The estate is within easy reach of a sugar beet factory, so that the cost of transport is quite moderate, but these factories tend to have a demoralising influence because they engage men for their brief season at high wages on 12-hour shifts. From the beginning of October to the middle of January the seasonal work goes on. Then the staff, or a great part of it, goes on to the dole and is probably without regular employment until the factory opens again.
The problems of estate management, ever varying, calling for swift decisions and often for large outlays, become very grave in times of crisis, when broad views and general principles must be associated with infinite attention to detail. It may be doubted whether anything save a long inherited tradition and a feeling of responsibility both to forbears and descendants, would urge any man of marked business attainments to labour daily throughout the year for so modest an interest on capital as even a good year yields.
Difficulties on an estate like this are manifold, for part of the land runs into the fens and all the intricacies of the elaborate draining system must be mastered. An estate in this country must have its own system of carrying away surplus water, quite apart from the system or systems for which the land is rated, and the question of drainage with which the Ministry of Agriculture is now endeavouring to grapple is more than ordinarily complex. It may be doubted whether some of the fenlands are good enough to justify proposed expenditures; they sink about half an inch a year, and in many parts of them the humus is disappearing and in place of cultivable soil the farmer finds white sand.
Engineering, housing, repairing, draining, tree planting, the development of fresh industries, the constant supervision of all acts of husbandry, occasionally experiments which, though perfectly justified and even necessary, may prove uneconomic in the end; these are part of the price that the squire pays for his lordship of manors, and his “right and left” in due season at high birds, a privilege shared with a syndicate. He has no illusions. “If farmers will not take land at a low price under a good landlord,” he will tell you, “I don’t think any change in the political situation is going to abolish us, since we are forced to take what other men leave and farm it on our own account.

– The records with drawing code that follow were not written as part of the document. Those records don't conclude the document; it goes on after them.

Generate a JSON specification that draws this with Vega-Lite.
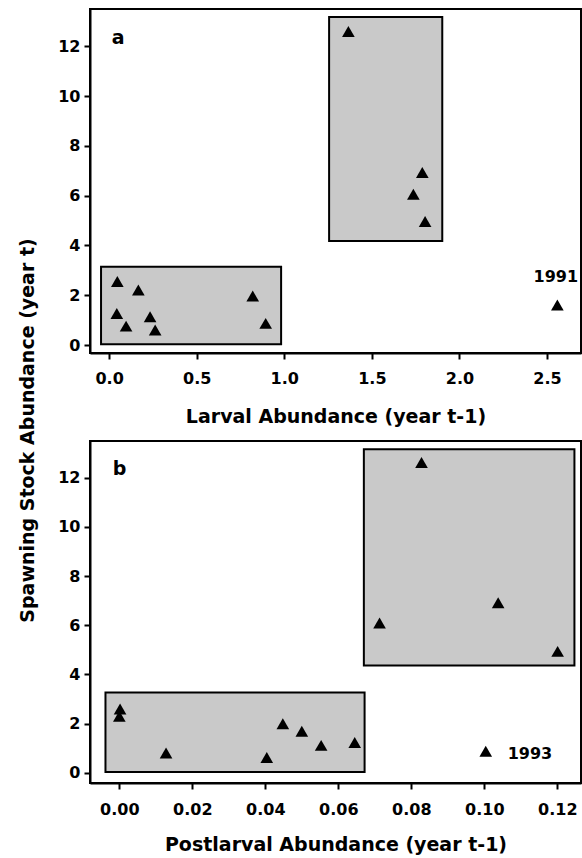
{
  "$schema": "https://vega.github.io/schema/vega-lite/v6.json",
  "padding": {"left": 17, "top": 8, "right": 0, "bottom": 0},
  "background": "white",
  "config": {
    "view": {"stroke": "black", "strokeWidth": 2},
    "axis": {
      "grid": false,
      "domainColor": "black", "domainWidth": 2,
      "tickColor": "black", "tickWidth": 2, "tickSize": 6,
      "labelFont": "DejaVu Sans", "labelFontWeight": "bold", "labelFontSize": 16, "labelColor": "black",
      "titleFont": "DejaVu Sans", "titleFontWeight": "bold", "titleFontSize": 19, "titleColor": "black",
      "labelFlush": false
    },
    "text": {"font": "DejaVu Sans", "fontWeight": "bold", "color": "black"}
  },
  "datasets": {
    "larval": [
      {"kind": "box", "x": -0.046, "y": 0.03, "x2": 0.982, "y2": 3.15},
      {"kind": "box", "x": 1.256, "y": 4.18, "x2": 1.902, "y2": 13.18},
      {"kind": "point", "x": 0.047, "y": 2.55},
      {"kind": "point", "x": 0.167, "y": 2.21},
      {"kind": "point", "x": 0.044, "y": 1.27},
      {"kind": "point", "x": 0.097, "y": 0.76},
      {"kind": "point", "x": 0.234, "y": 1.14},
      {"kind": "point", "x": 0.263, "y": 0.60},
      {"kind": "point", "x": 0.82, "y": 1.97},
      {"kind": "point", "x": 0.894, "y": 0.87},
      {"kind": "point", "x": 1.366, "y": 12.6},
      {"kind": "point", "x": 1.788, "y": 6.93},
      {"kind": "point", "x": 1.737, "y": 6.06},
      {"kind": "point", "x": 1.804, "y": 4.96},
      {"kind": "point", "x": 2.559, "y": 1.61},
      {"kind": "label", "x": 2.55, "y": 2.75, "text": "1991"},
      {"kind": "panel", "x": 0.015, "y": 12.34, "text": "a"}
    ],
    "postlarval": [
      {"kind": "box", "x": -0.0038, "y": 0.04, "x2": 0.0672, "y2": 3.27},
      {"kind": "box", "x": 0.067, "y": 4.37, "x2": 0.1247, "y2": 13.15},
      {"kind": "point", "x": 0.0002, "y": 2.6},
      {"kind": "point", "x": 0.0, "y": 2.3},
      {"kind": "point", "x": 0.0128, "y": 0.81},
      {"kind": "point", "x": 0.0404, "y": 0.63},
      {"kind": "point", "x": 0.0448, "y": 2.0},
      {"kind": "point", "x": 0.050, "y": 1.69},
      {"kind": "point", "x": 0.0553, "y": 1.12},
      {"kind": "point", "x": 0.0645, "y": 1.24},
      {"kind": "point", "x": 0.0828, "y": 12.62},
      {"kind": "point", "x": 0.0713, "y": 6.09},
      {"kind": "point", "x": 0.1038, "y": 6.92},
      {"kind": "point", "x": 0.1201, "y": 4.94},
      {"kind": "point", "x": 0.1004, "y": 0.88},
      {"kind": "label2", "x": 0.1064, "y": 0.78, "text": "1993"},
      {"kind": "panel", "x": -0.0018, "y": 12.34, "text": "b"}
    ]
  },
  "bounds": "flush",
  "spacing": 88,
  "vconcat": [
    {
      "width": 491, "height": 344,
      "data": {"name": "larval"},
      "encoding": {
        "x": {"field": "x", "type": "quantitative",
              "scale": {"domain": [-0.109, 2.694], "nice": false, "zero": false},
              "axis": {"title": "Larval Abundance (year t-1)", "values": [0, 0.5, 1, 1.5, 2, 2.5], "format": ".1f", "labelPadding": 11, "titlePadding": 21}},
        "y": {"field": "y", "type": "quantitative",
              "scale": {"domain": [-0.32, 13.5], "nice": false, "zero": false},
              "axis": {"title": null, "values": [0, 2, 4, 6, 8, 10, 12], "labelPadding": 4}}
      },
      "layer": [
        {"transform": [{"filter": "datum.kind === 'box'"}],
         "mark": {"type": "rect", "fill": "#c9c9c9", "stroke": "black", "strokeWidth": 2},
         "encoding": {"x2": {"field": "x2"}, "y2": {"field": "y2"}}},
        {"transform": [{"filter": "datum.kind === 'point'"}],
         "mark": {"type": "point", "shape": "triangle-up", "filled": true, "color": "black", "size": 160, "opacity": 1}},
        {"transform": [{"filter": "datum.kind === 'label'"}],
         "mark": {"type": "text", "fontSize": 16, "align": "center", "baseline": "middle"},
         "encoding": {"text": {"field": "text"}}},
        {"transform": [{"filter": "datum.kind === 'panel'"}],
         "mark": {"type": "text", "fontSize": 19, "align": "left", "baseline": "middle"},
         "encoding": {"text": {"field": "text"}}}
      ]
    },
    {
      "width": 491, "height": 342,
      "data": {"name": "postlarval"},
      "encoding": {
        "x": {"field": "x", "type": "quantitative",
              "scale": {"domain": [-0.00804, 0.1265], "nice": false, "zero": false},
              "axis": {"title": "Postlarval Abundance (year t-1)", "values": [0, 0.02, 0.04, 0.06, 0.08, 0.1, 0.12], "format": ".2f", "labelPadding": 12, "titlePadding": 18}},
        "y": {"field": "y", "type": "quantitative",
              "scale": {"domain": [-0.41, 13.49], "nice": false, "zero": false},
              "axis": {"title": "Spawning Stock Abundance (year t)", "values": [0, 2, 4, 6, 8, 10, 12], "labelPadding": 4,
                       "titleX": -63, "titleY": -11, "titleAngle": -90, "titleAlign": "center", "titleBaseline": "middle"}}
      },
      "layer": [
        {"transform": [{"filter": "datum.kind === 'box'"}],
         "mark": {"type": "rect", "fill": "#c9c9c9", "stroke": "black", "strokeWidth": 2},
         "encoding": {"x2": {"field": "x2"}, "y2": {"field": "y2"}}},
        {"transform": [{"filter": "datum.kind === 'point'"}],
         "mark": {"type": "point", "shape": "triangle-up", "filled": true, "color": "black", "size": 160, "opacity": 1}},
        {"transform": [{"filter": "datum.kind === 'label2'"}],
         "mark": {"type": "text", "fontSize": 16, "align": "left", "baseline": "middle"},
         "encoding": {"text": {"field": "text"}}},
        {"transform": [{"filter": "datum.kind === 'panel'"}],
         "mark": {"type": "text", "fontSize": 19, "align": "left", "baseline": "middle"},
         "encoding": {"text": {"field": "text"}}}
      ]
    }
  ]
}
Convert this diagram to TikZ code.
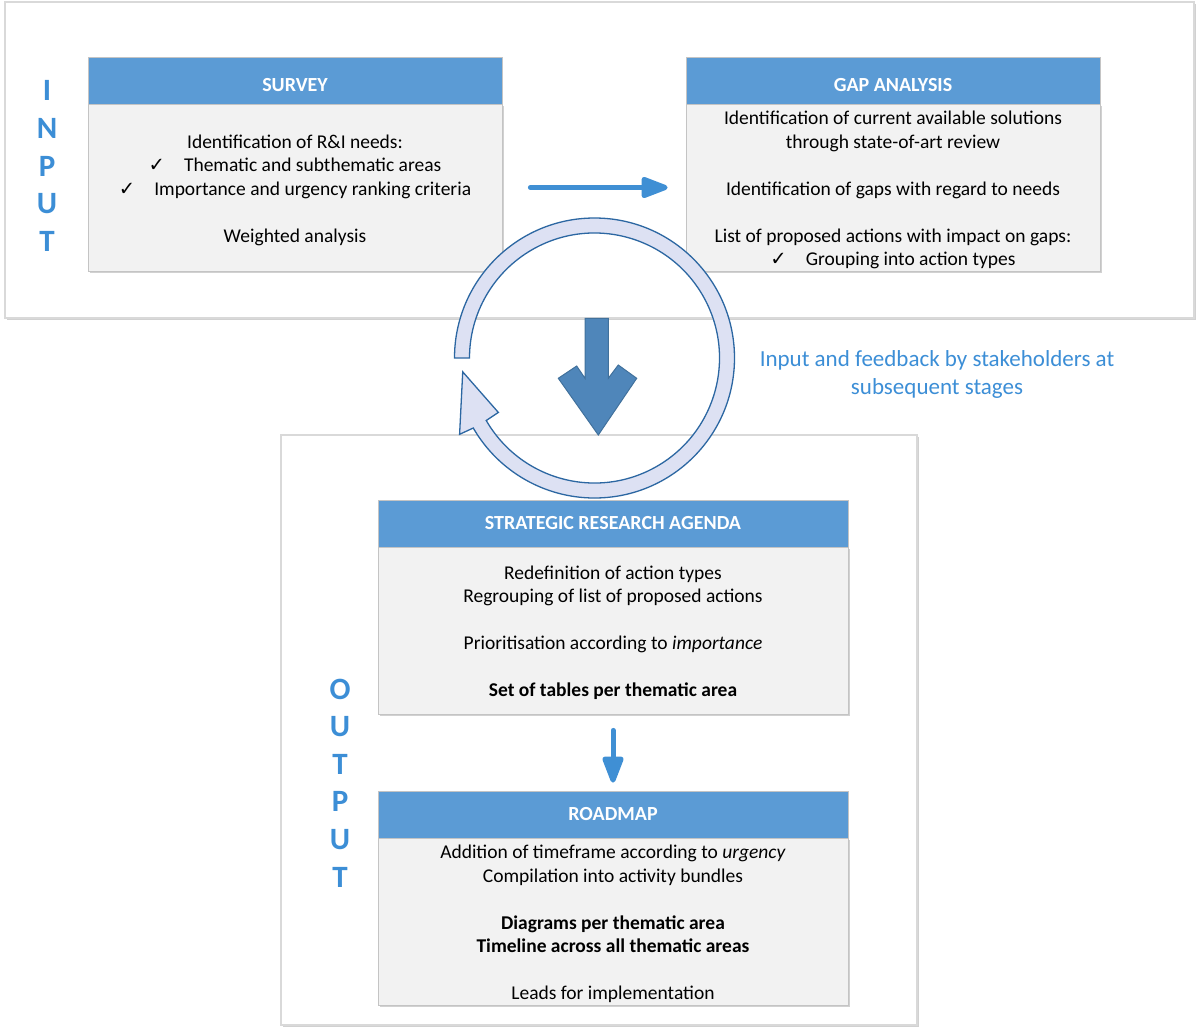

But if nationalisation comes let us hope for the sake of those who have to pay for it, that the estate system of keeping a permanent staff for building, repair, drainage, water supply, vermin destruction, fencing and forestry will be maintained and that the work will be controlled by a resident land agent who or by the land owner himself, the only two people who have the necessary knowledge and are in touch with actualities. To put in men whose knowledge is purely theoretical is to invite a large expenditure and endless series of expensive blunders. If there are those who can do better with the land, let them have their chance.”
In point of fact no estate can be administered by rule of thumb; it is only those who have grown up on it and have mastered its every detail who can hope to establish it as a paying proposition, or at least as near to a paying proposition as modem conditions will permit.